Of the listed insurers, only CIC insurance booked a growth in profit. Although Jubilee made a profit, it was marginally lower than what the company earned in 2017.
On the other hand, Britam posted a Sh2.2 billion net loss, following a Sh3.2 billion hit on its equity investment in mortgage lender Housing Finance (HF) Group where it has a 48.2 percent stake. HF was the worst performing banking stock at the NSE last year.
Sanlam Kenya plunged into Sh1.97 billion loss on account of reduced income and increased expenses because it had to write off some its key investments.
“Several institutions in which the group’s long-term insurer had invested came under financial distress which led to impairment of approximately Sh1.14 billion, primarily debt notes and equity in Kaluworks, Real People and Athi River Mining,” said the company on its performance.
Britam suffered a Sh3.1 billion unrealised loss on investment from a Sh14 billion gain in the previous year while for Jubilee, it was Sh48.89 million gain, down from Sh2.88 billion in 2017. The unrealised gain of Kenya Re dipped 69 per cent to Sh397 million while that of UAP moved from a Sh5.85 billion gain to a Sh780 million loss in investment.
UAP took a Sh400 million hit from bond investment in ARM Cement and deposits in Tanzania’s Bank M.
This pulled it to Sh518 million net loss, the first in about a decade.
However, Group CEO Peter Mwangi said the firm has now tightened investment criteria.
“We want to deal with people whose creditworthiness is above a certain threshold.

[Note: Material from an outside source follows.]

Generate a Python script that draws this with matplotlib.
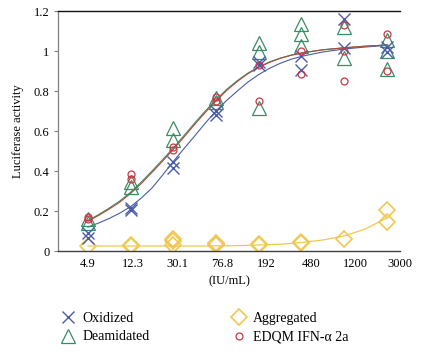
import numpy as np
import matplotlib.pyplot as plt

# ==========================================
# DATA
# ==========================================
conc_labels = ["4.9", "12.3", "30.1", "76.8", "192", "480", "1200", "3000"]

# replicate points per concentration index
oxidized = [
    [0.09, 0.065], [0.215, 0.205], [0.445, 0.415], [0.70, 0.68],
    [0.945, 0.93], [0.975, 0.905], [1.16, 1.015], [1.02, 0.995],
]
deamidated = [
    [0.16, 0.14], [0.345, 0.32], [0.615, 0.555], [0.765, 0.745],
    [1.04, 0.995, 0.715], [1.135, 1.085, 1.025], [1.12, 0.965], [1.055, 1.0, 0.91],
]
aggregated = [
    [0.025], [0.025, 0.03], [0.03, 0.05, 0.06], [0.03, 0.035, 0.04],
    [0.03, 0.035], [0.04, 0.045], [0.06], [0.205, 0.145],
]
edqm = [
    [0.16, 0.17], [0.385, 0.36], [0.52, 0.505], [0.77, 0.75],
    [0.93, 0.75], [1.0, 0.885], [1.13, 1.0, 0.85], [1.085, 0.90],
]

curve_x = [0, 0.25, 0.5, 0.75, 1, 1.25, 1.5, 1.75, 2, 2.25, 2.5, 2.75, 3, 3.25,
           3.5, 3.75, 4, 4.25, 4.5, 4.75, 5, 5.5, 6, 6.5, 7]
curve_ox = [0.12, 0.14, 0.163, 0.19, 0.222, 0.265, 0.315, 0.38, 0.448, 0.512, 0.575, 0.64, 0.70,
            0.753, 0.80, 0.845, 0.882, 0.913, 0.938, 0.958, 0.973, 0.995, 1.01, 1.02, 1.028]
curve_edqm = [0.15, 0.178, 0.21, 0.245, 0.288, 0.338, 0.393, 0.45, 0.508, 0.57, 0.633, 0.693, 0.75,
              0.803, 0.848, 0.887, 0.918, 0.943, 0.963, 0.978, 0.99, 1.006, 1.016, 1.024, 1.03]
curve_deam = [0.153, 0.182, 0.215, 0.251, 0.294, 0.345, 0.40, 0.457, 0.515, 0.577, 0.64, 0.70, 0.756,
              0.808, 0.852, 0.89, 0.92, 0.945, 0.964, 0.979, 0.99, 1.006, 1.016, 1.024, 1.03]
curve_agg = [0.025, 0.025, 0.025, 0.025, 0.025, 0.025, 0.025, 0.025, 0.025, 0.025, 0.025, 0.025, 0.026,
             0.026, 0.027, 0.028, 0.03, 0.032, 0.034, 0.038, 0.042, 0.055, 0.075, 0.11, 0.165]

C_OX = "#4a5ca8"
C_DEAM = "#3a8c64"
C_AGG = "#f0c850"
C_EDQM = "#c83a44"

plt.rcParams['font.family'] = ['Liberation Serif', 'DejaVu Serif']

fig = plt.figure(figsize=(4.21, 3.52), dpi=100)
ax = fig.add_axes([58 / 421, 101 / 352, 342 / 421, 240 / 352])

# curves
ax.plot(curve_x, curve_agg, color=C_AGG, lw=0.9, zorder=1)
ax.plot(curve_x, curve_ox, color=C_OX, lw=0.8, zorder=1)
ax.plot(curve_x, curve_deam, color=C_DEAM, lw=0.8, zorder=1)
ax.plot(curve_x, curve_edqm, color="#b04a3a", lw=0.8, zorder=1)


def scatter_series(vals, **kw):
    xs, ys = [], []
    for i, reps in enumerate(vals):
        for v in reps:
            xs.append(i)
            ys.append(v)
    return ax.plot(xs, ys, ls="none", **kw)[0]


h_agg = scatter_series(aggregated, marker="D", ms=8, mfc="none", mec=C_AGG, mew=1.2, label="Aggregated")
h_deam = scatter_series(deamidated, marker="^", ms=10, mfc="none", mec=C_DEAM, mew=0.9, label="Deamidated")
h_ox = scatter_series(oxidized, marker="x", ms=9, mec=C_OX, mew=1.0, label="Oxidized")
h_edqm = scatter_series(edqm, marker="o", ms=5, mfc="none", mec=C_EDQM, mew=0.9, label="EDQM IFN-\u03b1 2a")

# x axis: points evenly spaced by index, labels spread up to the right edge
xmax = (400 - 88) / 42.67
ax.set_xlim((58 - 88) / 42.67, xmax)
ax.set_xticks(np.linspace(0, xmax, len(conc_labels)))
ax.set_xticklabels(conc_labels)
ax.tick_params(axis="x", length=0, pad=5, labelsize=9)

ax.set_ylim(0, 1.2)
ax.set_yticks([0, 0.2, 0.4, 0.6, 0.8, 1.0, 1.2])
ax.set_yticklabels(["0", "0.2", "0.4", "0.6", "0.8", "1", "1.2"])
ax.tick_params(axis="y", direction="out", length=3, width=0.8, color="#808080", labelsize=9, pad=3)

ax.spines["right"].set_visible(False)
ax.spines["top"].set_color("#111111")
ax.spines["top"].set_linewidth(1.0)
ax.spines["left"].set_color("#808080")
ax.spines["left"].set_linewidth(0.9)
ax.spines["bottom"].set_color("#404040")
ax.spines["bottom"].set_linewidth(1.0)

ax.set_xlabel("(IU/mL)", fontsize=9, labelpad=4)
ax.set_ylabel("Luciferase activity", fontsize=9, labelpad=7)

fig.legend([h_ox, h_deam, h_agg, h_edqm],
           ["Oxidized", "Deamidated", "Aggregated", "EDQM IFN-\u03b1 2a"],
           ncol=2, loc="upper left", bbox_to_anchor=(54 / 421, 1 - 306 / 352),
           frameon=False, fontsize=10, handletextpad=0.45, handlelength=1.2,
           columnspacing=5.8, labelspacing=0.42, borderaxespad=0)

fig.savefig("out.png", dpi=100)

We have made the write-offs but will keep up efforts of recovery,” he said last month during the release of results.
Mr Juma said that while last year was generally a difficult year for the industry, the absence of a clear price structure for many of the insurance products compounded by unfair competition risk driving many insurers out of the market.
In 2017, the industry regulator was barred from setting minimum premium prices, leaving market forces to determine costs.
The High Court ruled that the regulator had no role in fixing insurance premium prices.
This has meant that insurers compete for clients without any guidelines, unlike before when for instance, IRA had set 7.5 per cent of a car’s value as minimum premium charged. This was to be discounted by 10 per cent for each year that went without a claim.
Insurers also compete on payment of intermediaries like brokers and this has also meant higher costs in terms of remuneration.
Commissions paid increased by 16.9 per cent from Sh785.5 million in 2018, according to data from Kenya National Bureau of Statistics.
While gross written premiums have gone up for over half of the insurers, underwriting costs have also risen, eating into the topline, according to Jubilee insurance CEO Julius Kipngetich.
According to him, poor underwriting processes have made it worse for many firms.
“Intermediaries’ margins have increased tremendously in the last two years.
There were rules around that but now some firms are paying as high as 12 per cent. They end up with a topline without bottom line,” he said.
Top line refers to a company's revenues or gross sales while bottom line refers to net income, usually arrived at by subtracting all expenses used in generating those sales.